Luego vinieron los adelantos científicos, se descubrió que en el mundo objetivo también podían ocurrir maravillas y que estas incidirían directamente en nuestras vidas. La ciencia, al encontrar la razón de los fenómenos de la naturaleza, fue transformando el entorno. Si en lugar del famoso “pienso, luego existo”, Descartes hubiera dicho “imagino, luego existo”, la humanidad del siglo XXI viajaría en alfombras mágicas o a lomos del amistoso hipogrifo.
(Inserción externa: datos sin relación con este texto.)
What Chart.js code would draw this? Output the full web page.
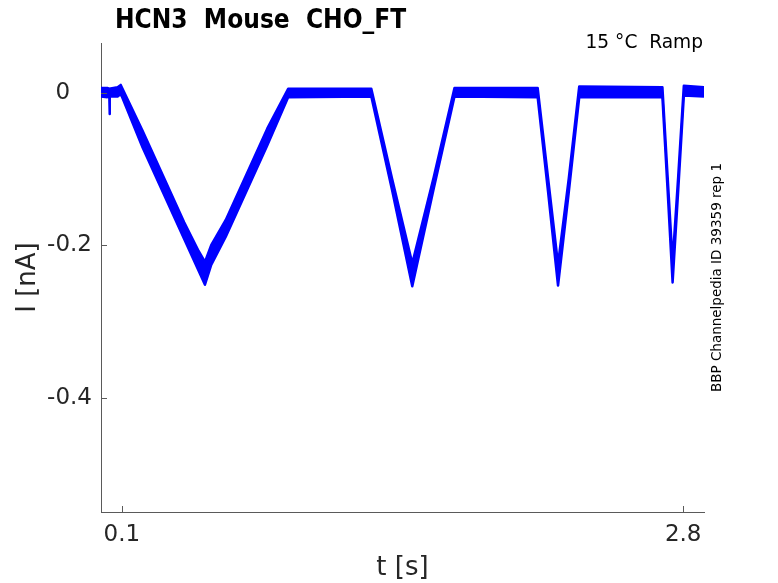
<!DOCTYPE html>
<html>
<head>
<meta charset="utf-8">
<title>HCN3 Mouse CHO_FT</title>
<script src="https://cdn.jsdelivr.net/npm/chart.js@4.4.1/dist/chart.umd.min.js"></script>
<style>
  body { margin: 0; background: #fff; }
</style>
</head>
<body>
<canvas id="ch1" width="778" height="583"></canvas>
<script>
// current trace: time (s), upper and lower edge of the noisy band (nA)
const time = [0.000, 0.030, 0.040, 0.041, 0.043, 0.080, 0.095, 0.100, 0.200, 0.300, 0.400, 0.470,
  0.500, 0.530, 0.600, 0.700, 0.800, 0.900, 1.300, 1.400, 1.497, 1.600, 1.700, 2.100, 2.150, 2.198,
  2.250, 2.300, 2.700, 2.725, 2.749, 2.776, 2.803, 2.900];
const currentHigh = [0.006, 0.006, 0.005, 0.005, 0.005, 0.007, 0.010, 0.007, -0.050, -0.110, -0.170, -0.208,
  -0.222, -0.200, -0.167, -0.107, -0.047, 0.005, 0.005, -0.113, -0.224, -0.111, 0.006, 0.006, -0.112, -0.225,
  -0.112, 0.008, 0.007, -0.110, -0.222, -0.110, 0.009, 0.007];
const currentLow = [-0.005, -0.006, -0.005, -0.028, -0.005, -0.005, -0.002, -0.005, -0.072, -0.132, -0.192, -0.234,
  -0.252, -0.226, -0.189, -0.129, -0.069, -0.006, -0.005, -0.128, -0.254, -0.126, -0.005, -0.006, -0.130, -0.253,
  -0.130, -0.006, -0.006, -0.128, -0.249, -0.128, -0.004, -0.005];

const xTicks = [0.1, 2.8];
const yTicks = [-0.4, -0.2, 0];

const traceColor = '#0000ff';
const textColor = '#262626';
const axisColor = '#5a5a5a';

const upper = time.map((t, i) => ({x: t, y: currentHigh[i]}));
const lower = time.map((t, i) => ({x: t, y: currentLow[i]}));

// MATLAB style: ticks point into the plot, plus the header / side notes
const decorations = {
  id: 'decorations',
  afterDraw(chart) {
    const {ctx, chartArea, scales} = chart;
    ctx.save();
    ctx.strokeStyle = axisColor;
    ctx.lineWidth = 1;
    ctx.beginPath();
    xTicks.forEach(v => {
      const px = Math.round(scales.x.getPixelForValue(v)) + 0.5;
      ctx.moveTo(px, chartArea.bottom);
      ctx.lineTo(px, chartArea.bottom - 6);
    });
    yTicks.forEach(v => {
      const py = Math.round(scales.y.getPixelForValue(v)) + 0.5;
      ctx.moveTo(chartArea.left, py);
      ctx.lineTo(chartArea.left + 6, py);
    });
    ctx.stroke();

    ctx.fillStyle = '#000';
    ctx.textBaseline = 'alphabetic';
    ctx.textAlign = 'left';
    ctx.font = 'bold 26px "DejaVu Sans Condensed", "DejaVu Sans"';
    ctx.fillText('HCN3  Mouse  CHO_FT', 115, 28);

    ctx.textAlign = 'right';
    ctx.font = '18.6px "DejaVu Sans"';
    ctx.fillText('15 °C  Ramp', chartArea.right - 1, 48);

    ctx.translate(717, 277.5);
    ctx.rotate(-Math.PI / 2);
    ctx.textAlign = 'center';
    ctx.textBaseline = 'middle';
    ctx.font = '13.5px "DejaVu Sans"';
    ctx.fillText('BBP Channelpedia ID 39359 rep 1', 0, 0);
    ctx.restore();
  }
};

const ctx = document.getElementById('ch1').getContext('2d');
const chart = new Chart(ctx, {
  type: 'line',
  data: {
    datasets: [
      { data: upper, borderColor: traceColor, borderWidth: 2.5, borderJoinStyle: 'round',
        pointRadius: 0, fill: false },
      { data: lower, borderColor: traceColor, borderWidth: 2.5, borderJoinStyle: 'round',
        pointRadius: 0, backgroundColor: traceColor, fill: '-1' }
    ]
  },
  options: {
    responsive: false,
    animation: false,
    layout: { padding: { top: 43, right: 74, left: 0, bottom: 0 } },
    plugins: { legend: { display: false }, tooltip: { enabled: false } },
    scales: {
      x: {
        type: 'linear',
        min: 0,
        max: 2.9,
        afterFit: s => { s.height = 71; },
        afterBuildTicks: s => { s.ticks = xTicks.map(v => ({value: v})); },
        grid: { drawOnChartArea: false, drawTicks: false },
        border: { display: true, color: axisColor, width: 1 },
        ticks: {
          padding: 9,
          color: textColor,
          font: { family: 'DejaVu Sans', size: 23 },
          maxRotation: 0,
          callback: v => String(v)
        },
        title: {
          display: true,
          text: 't [s]',
          color: textColor,
          font: { family: 'DejaVu Sans', size: 26, lineHeight: 1.1 },
          padding: 0
        }
      },
      y: {
        type: 'linear',
        min: -0.55,
        max: 0.065,
        afterFit: s => { s.width = 101; },
        afterBuildTicks: s => { s.ticks = yTicks.map(v => ({value: v})); },
        grid: { drawOnChartArea: false, drawTicks: false },
        border: { display: true, color: axisColor, width: 1 },
        ticks: {
          padding: 9,
          color: textColor,
          font: { family: 'DejaVu Sans', size: 23 },
          callback: v => (v === 0 ? '0   ' : String(v))
        },
        title: {
          display: true,
          text: 'I [nA]',
          color: textColor,
          font: { family: 'DejaVu Sans', size: 26 },
          padding: 13
        }
      }
    }
  },
  plugins: [decorations]
});
</script>
</body>
</html>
El mundo se modificó gracias a la tecnología, la geografía se pobló de grandes puentes, de rascacielos y de aeropuertos sobre el mar; las naves humanas recorren el espacio sideral y se escudriña en el universo de lo infinitamente pequeño. De esta manera, el mundo de lo inexplicable se ha ido reduciendo casi a la nada, lo sobrenatural ha cedido su lugar ante lo portentoso de las creaciones humanas. 

En un periodo relativamente corto, el ser humano se encontró con que ya no tenía capacidad para el asombro. Son tantos los adelantos de la ciencia y la tecnología que nos hemos acostumbrado a los inventos y a los descubrimientos. Las maravillas que tienen una explicación racional no sorprenden a nadie, hoy en día ninguna persona pone cara de pasmo ante un nuevo invento, la prodigiosidad humana se ha vuelto parte de nuestra cotidianeidad. 

La tendencia a lo maravilloso es una herencia que hemos minimizado, el cine la recogió, pero la ha deformado con sus exageraciones. Tal vez por eso, o a pesar de todo, cada determinado tiempo, nuestra mente, ávida de sucesos inexplicables, vuelve sobre sus pasos y retoma los increíbles relatos de aquel mundo perdido que asombraron y deleitaron a nuestros antepasados.